The first light touches the mesa. The Puebloan Ancestor slips from his adobe house. Heavy poles support the mud walls. Glancing around, he studies the row of identical dwellings curving softly away from his. No sound drifts from them. He’s the first villager awake.
Stretching, he wanders from his door toward a plaza. At its center, shadows mark the entrance to the pit house where his forebears lived, and where the elders now pray. He can just make out the dwelling’s low wall, and the timbers supporting its roof. Something jabs his bare feet. Starting, he spots two smooth, sandstone rocks, just visible in the faint glow that precedes sunrise. He gathers the slabs With some work, they’d fit atop each other.
He considers the idea as the day brightens. Turning toward his house, he spots a hole in the wall. He must repair that. Could he use these two stones to do it?
Hmmpf. Could he make an entire wall of rocks? Maybe he should try. Stone walls would hold up better than mud.
No one knows how the Ancestral Puebloan people of the Four Corners made the first decision to create the exquisite cliff dwellings and stone houses for which the area has become famous. But one very special place can show when, and the way they learned to do it. That spot is Mesa Verde National Park, located 9 miles east of Cortez, and just south of Highway 160. One hundred years old this year, Mesa Verde boasts archaeological sites dating from the time Ancestral Puebloans (also called Anasazi) wandered into the area as nomads, to their emergence as master builders, to the eventual abandonment of all they had created.
“There’s no other park quite like it,” says Dan Puskar, Mesa Verde Centennial coordinator. “Mesa Verde is the only national park in the United States devoted to the preservation of human culture rather than natural resources.”

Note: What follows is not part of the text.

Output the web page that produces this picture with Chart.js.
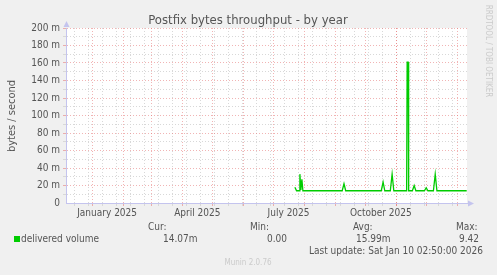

Mesa Verde can tell its human story so well because an advanced culture could thrive there. Abundant game made good hunting. The mesa tops offered nurturing soil for melons, beans, and squash. Springs bubbled down the cliffs. Sandstone and shale, once the beach of an inland sea, made perfect building materials. People could settle down and prosper.
“This is a culture that had time to think about what it wanted,” says Puskar. “You don’t get the kind of cliff dwellings we see (at Mesa Verde) if all you’re trying to do is survive. You don’t get the art, pottery, petroglyphs, and pictographs.”
Arriving about 550 A.D., the first settlers dug pit houses. Each home had a square living area, with a fireplace and air deflector, a few feet below ground. A mud wall with a stone foundation extended the height of the room. Poles supported a roof. An antechamber might hold food.
Snug in their newly-permanent dwellings, Ancestral Puebloans began to farm, make baskets, pottery, and bows and arrows.
By 750 A.D., their descendants began building adobe homes above ground. In front of these buildings, they also put pit houses, possibly as early kivas.
Sometime around 1000 A.D., stone and masonry construction appeared. Builders slowly learned how to select good stones, cut them, and mix mortar. They developed better and better tools to complete these tasks. Soon, they created walls rising three or four stories, often enclosing 50 rooms.
“It doesn’t seem to have been just one family that would be the builders for everyone,” says Puskar. “Each family learned enough skills so its members could make their own homes.”
Today, visitors to Mesa Verde National Park can see what the different families designed at ruins such as Cliff Palace, Balcony House, Long House, and Spruce Tree House. This year, the park will also offer special backcountry ranger-guided Centennial tours to places either never open, or rarely open to the public. These include the Mug House, Spring House, and Oak Tree House ruins. The tours begin June 29, the official start of the Mesa Verde National Park Centennial, and end in early fall. By reservation, rangers will escort small groups on these hikes. People wishing to come along should sign up at the Mesa Verde Centennial link on the web site www.nps.gov/meve. The cost is $20 per person.
“I’ll tell you, we’re already beginning to sell out a couple of days,” Puskar warns. “So get there as soon as you can.” He adds that the hikes will be strenuous, along ungraded trails, with a ladder or two to climb.
For those wishing a more sedate Mesa Verde Centennial walk, rangers will offer three tours per day beginning May 29. At 7:30 a.m., they’ll lead nature hikes along the Knife Edge Trail. Visitors might see deer, mountain lions, bears, and feral horses.
At 1 p.m., history buffs can gather at the Mesa Verde Museum for a tour of the park’s first buildings. At 5, rangers will take people to mesa-top villages to see how Ancestral Puebloans lived between 900 and 1100 A.D. outside of cliff dwellings.
These walks are free, with no reservations required. People with little hiking experience can enjoy them. Puskar invites everyone to visit Mesa Verde, learn about the Ancestral Pueblosns who built dwellings and developed a rich culture there, and to realize that their descendants still live in New Mexico, Utah, Arizona, and Colorado.
“The Pueblos still have stories about living at Mesa Verde,” he says. “We can use the living culture to learn about the past. That’s probably the most important reason of all to come.”